Task goal = Every line from the top of the records through the line containing "plt.rcParams['axes.unicode_minus'] = False" should be retyped exactly; the pictures should not.

-.-.-

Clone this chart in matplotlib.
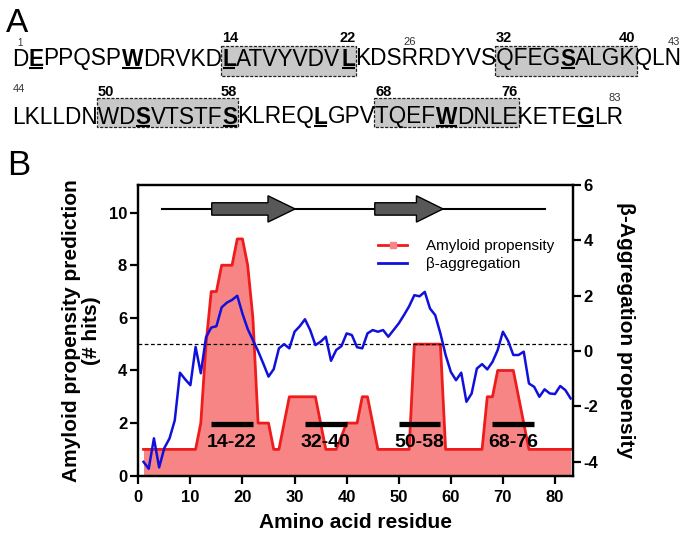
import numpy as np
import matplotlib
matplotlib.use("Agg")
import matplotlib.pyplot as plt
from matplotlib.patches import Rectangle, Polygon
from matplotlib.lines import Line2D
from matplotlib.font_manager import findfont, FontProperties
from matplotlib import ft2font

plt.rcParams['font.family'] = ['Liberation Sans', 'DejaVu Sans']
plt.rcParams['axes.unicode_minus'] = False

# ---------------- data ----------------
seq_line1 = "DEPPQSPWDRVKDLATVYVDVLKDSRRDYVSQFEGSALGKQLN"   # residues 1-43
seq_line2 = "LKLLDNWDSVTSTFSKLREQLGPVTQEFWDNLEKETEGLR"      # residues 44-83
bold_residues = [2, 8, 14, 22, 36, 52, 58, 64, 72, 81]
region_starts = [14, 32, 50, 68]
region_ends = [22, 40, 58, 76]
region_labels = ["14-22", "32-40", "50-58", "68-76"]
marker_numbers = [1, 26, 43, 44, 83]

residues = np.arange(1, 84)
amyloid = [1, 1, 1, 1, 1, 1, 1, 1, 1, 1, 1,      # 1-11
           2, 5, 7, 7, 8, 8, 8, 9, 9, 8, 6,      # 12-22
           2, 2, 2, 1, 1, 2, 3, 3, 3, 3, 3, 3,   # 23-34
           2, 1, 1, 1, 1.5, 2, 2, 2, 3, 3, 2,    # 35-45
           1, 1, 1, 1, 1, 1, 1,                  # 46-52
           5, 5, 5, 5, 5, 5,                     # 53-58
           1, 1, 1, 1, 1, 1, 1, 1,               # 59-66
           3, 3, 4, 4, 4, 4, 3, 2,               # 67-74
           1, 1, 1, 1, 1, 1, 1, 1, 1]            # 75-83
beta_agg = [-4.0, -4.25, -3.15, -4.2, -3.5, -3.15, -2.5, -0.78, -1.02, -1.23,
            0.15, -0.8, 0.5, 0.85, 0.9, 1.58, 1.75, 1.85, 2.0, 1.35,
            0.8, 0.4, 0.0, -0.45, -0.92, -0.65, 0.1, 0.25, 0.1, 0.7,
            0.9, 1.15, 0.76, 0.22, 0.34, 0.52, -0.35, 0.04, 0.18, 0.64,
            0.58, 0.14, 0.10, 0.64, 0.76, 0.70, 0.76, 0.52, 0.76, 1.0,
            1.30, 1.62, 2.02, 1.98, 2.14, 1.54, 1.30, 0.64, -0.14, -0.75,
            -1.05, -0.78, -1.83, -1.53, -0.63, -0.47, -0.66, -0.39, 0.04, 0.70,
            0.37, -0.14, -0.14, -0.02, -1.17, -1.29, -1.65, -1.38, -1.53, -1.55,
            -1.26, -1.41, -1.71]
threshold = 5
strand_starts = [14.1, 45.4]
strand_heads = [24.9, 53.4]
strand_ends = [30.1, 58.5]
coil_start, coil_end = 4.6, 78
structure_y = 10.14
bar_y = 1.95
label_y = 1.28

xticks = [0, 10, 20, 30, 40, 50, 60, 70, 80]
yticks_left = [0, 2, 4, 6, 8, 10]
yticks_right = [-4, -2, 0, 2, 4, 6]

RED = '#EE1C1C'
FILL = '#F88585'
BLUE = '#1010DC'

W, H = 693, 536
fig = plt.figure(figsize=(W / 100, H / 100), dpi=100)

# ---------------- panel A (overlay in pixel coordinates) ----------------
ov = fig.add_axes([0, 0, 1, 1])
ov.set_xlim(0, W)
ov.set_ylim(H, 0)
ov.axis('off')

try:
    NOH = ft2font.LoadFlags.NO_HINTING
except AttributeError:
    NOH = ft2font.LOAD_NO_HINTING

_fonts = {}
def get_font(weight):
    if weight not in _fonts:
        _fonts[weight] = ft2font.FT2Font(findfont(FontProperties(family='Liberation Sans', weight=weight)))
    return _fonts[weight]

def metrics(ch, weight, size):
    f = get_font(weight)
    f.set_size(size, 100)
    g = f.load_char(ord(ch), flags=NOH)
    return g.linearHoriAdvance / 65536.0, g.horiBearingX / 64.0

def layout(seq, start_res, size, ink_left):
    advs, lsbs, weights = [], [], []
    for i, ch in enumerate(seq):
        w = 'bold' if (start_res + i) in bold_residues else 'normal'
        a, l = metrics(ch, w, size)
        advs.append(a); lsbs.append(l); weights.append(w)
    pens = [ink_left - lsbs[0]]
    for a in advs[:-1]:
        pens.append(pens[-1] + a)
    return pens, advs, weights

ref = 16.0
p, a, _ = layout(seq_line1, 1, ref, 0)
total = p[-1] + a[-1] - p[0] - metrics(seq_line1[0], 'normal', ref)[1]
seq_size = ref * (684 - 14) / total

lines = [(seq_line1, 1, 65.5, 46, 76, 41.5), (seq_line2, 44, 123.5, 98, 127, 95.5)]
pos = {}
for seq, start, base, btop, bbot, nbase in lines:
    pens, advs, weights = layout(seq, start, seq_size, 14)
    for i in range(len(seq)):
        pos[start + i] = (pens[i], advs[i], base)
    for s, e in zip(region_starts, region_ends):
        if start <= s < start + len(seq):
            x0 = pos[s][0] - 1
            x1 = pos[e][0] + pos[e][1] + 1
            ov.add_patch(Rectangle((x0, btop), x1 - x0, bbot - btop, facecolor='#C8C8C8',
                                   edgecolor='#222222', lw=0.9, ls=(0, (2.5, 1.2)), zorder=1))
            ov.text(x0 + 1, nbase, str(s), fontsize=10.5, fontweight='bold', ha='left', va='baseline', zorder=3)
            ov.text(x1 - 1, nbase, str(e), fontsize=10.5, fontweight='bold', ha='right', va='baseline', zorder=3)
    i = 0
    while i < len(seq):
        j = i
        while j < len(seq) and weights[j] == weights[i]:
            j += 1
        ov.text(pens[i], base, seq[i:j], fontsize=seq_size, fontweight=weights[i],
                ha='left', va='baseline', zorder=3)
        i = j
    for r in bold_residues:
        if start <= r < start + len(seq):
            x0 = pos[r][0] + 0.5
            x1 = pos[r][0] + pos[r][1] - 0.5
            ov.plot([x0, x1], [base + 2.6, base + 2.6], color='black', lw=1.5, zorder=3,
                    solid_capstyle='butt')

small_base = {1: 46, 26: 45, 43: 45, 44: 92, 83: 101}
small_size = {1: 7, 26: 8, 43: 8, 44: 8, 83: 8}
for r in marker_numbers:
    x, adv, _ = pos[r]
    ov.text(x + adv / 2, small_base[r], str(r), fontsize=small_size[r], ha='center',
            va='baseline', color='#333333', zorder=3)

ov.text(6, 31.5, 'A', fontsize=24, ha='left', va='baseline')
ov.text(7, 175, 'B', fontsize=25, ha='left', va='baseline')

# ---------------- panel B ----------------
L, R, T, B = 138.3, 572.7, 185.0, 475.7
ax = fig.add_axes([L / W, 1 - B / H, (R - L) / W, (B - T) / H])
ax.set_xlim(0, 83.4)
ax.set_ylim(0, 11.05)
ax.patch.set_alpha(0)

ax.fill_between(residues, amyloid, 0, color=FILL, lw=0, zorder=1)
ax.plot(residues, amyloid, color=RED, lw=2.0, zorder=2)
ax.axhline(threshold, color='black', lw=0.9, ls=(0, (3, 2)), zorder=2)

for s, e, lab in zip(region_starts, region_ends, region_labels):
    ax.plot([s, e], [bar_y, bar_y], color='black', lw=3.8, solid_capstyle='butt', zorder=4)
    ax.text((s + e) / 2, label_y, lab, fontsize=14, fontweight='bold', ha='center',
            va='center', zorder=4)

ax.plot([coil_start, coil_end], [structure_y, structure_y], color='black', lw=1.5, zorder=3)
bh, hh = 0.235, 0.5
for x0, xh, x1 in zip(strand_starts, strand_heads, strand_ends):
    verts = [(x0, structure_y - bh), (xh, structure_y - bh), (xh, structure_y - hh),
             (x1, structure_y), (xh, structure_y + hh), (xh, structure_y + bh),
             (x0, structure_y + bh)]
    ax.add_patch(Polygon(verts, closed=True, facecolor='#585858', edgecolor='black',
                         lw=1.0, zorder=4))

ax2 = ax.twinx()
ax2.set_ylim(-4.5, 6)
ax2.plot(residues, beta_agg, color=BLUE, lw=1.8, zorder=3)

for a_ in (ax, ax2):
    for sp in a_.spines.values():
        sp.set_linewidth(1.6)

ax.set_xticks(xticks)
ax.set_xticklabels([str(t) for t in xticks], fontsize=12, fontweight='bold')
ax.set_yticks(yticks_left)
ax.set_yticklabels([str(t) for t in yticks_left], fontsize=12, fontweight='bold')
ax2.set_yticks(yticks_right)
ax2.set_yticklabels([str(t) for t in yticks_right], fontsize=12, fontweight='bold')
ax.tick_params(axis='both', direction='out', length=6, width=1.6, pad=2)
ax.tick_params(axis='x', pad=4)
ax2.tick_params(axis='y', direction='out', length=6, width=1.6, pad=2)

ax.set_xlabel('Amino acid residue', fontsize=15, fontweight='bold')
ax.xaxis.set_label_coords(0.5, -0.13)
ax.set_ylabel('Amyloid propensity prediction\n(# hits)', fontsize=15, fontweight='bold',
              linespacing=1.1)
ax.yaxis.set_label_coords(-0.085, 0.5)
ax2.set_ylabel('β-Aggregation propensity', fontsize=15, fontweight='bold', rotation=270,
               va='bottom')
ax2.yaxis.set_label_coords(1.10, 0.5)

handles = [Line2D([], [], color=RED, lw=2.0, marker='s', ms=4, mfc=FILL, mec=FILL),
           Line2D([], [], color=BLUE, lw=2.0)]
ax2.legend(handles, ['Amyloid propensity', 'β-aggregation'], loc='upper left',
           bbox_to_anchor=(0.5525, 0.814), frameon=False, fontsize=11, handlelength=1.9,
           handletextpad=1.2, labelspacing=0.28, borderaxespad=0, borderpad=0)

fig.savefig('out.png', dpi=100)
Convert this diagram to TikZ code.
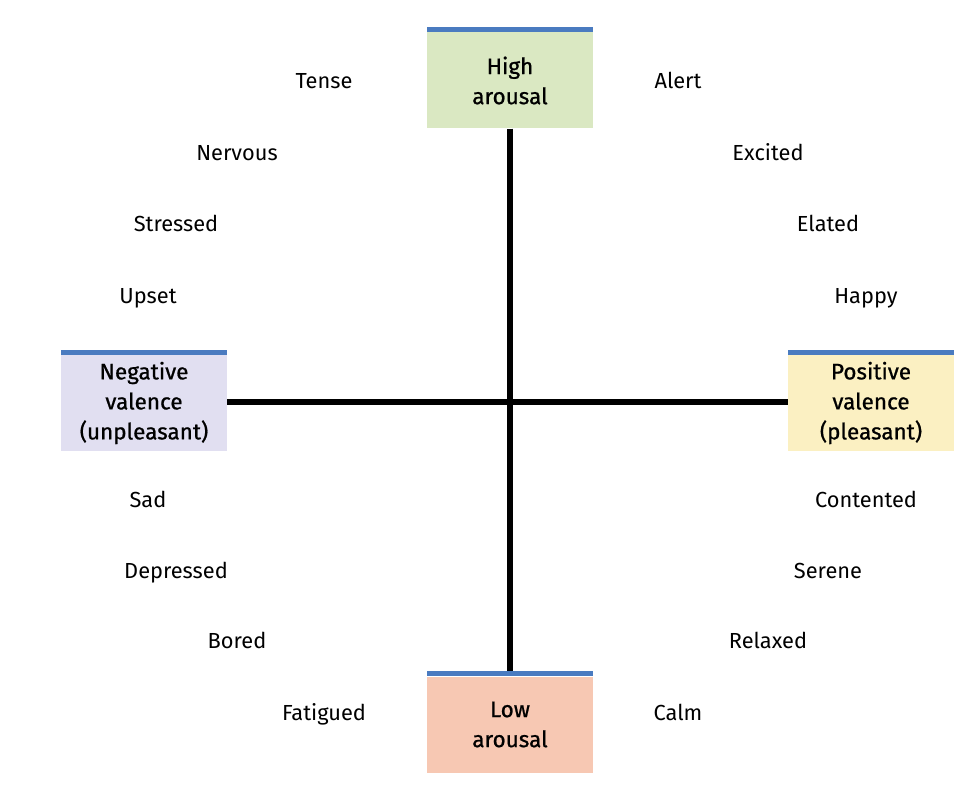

-.-.-

Answer =
Clone this chart in matplotlib.
import numpy as np
import matplotlib
matplotlib.use("Agg")
import matplotlib.pyplot as plt
from matplotlib.patches import Rectangle, Polygon
from matplotlib.lines import Line2D
from matplotlib.font_manager import findfont, FontProperties
from matplotlib import ft2font

plt.rcParams['font.family'] = ['Liberation Sans', 'DejaVu Sans']
plt.rcParams['axes.unicode_minus'] = False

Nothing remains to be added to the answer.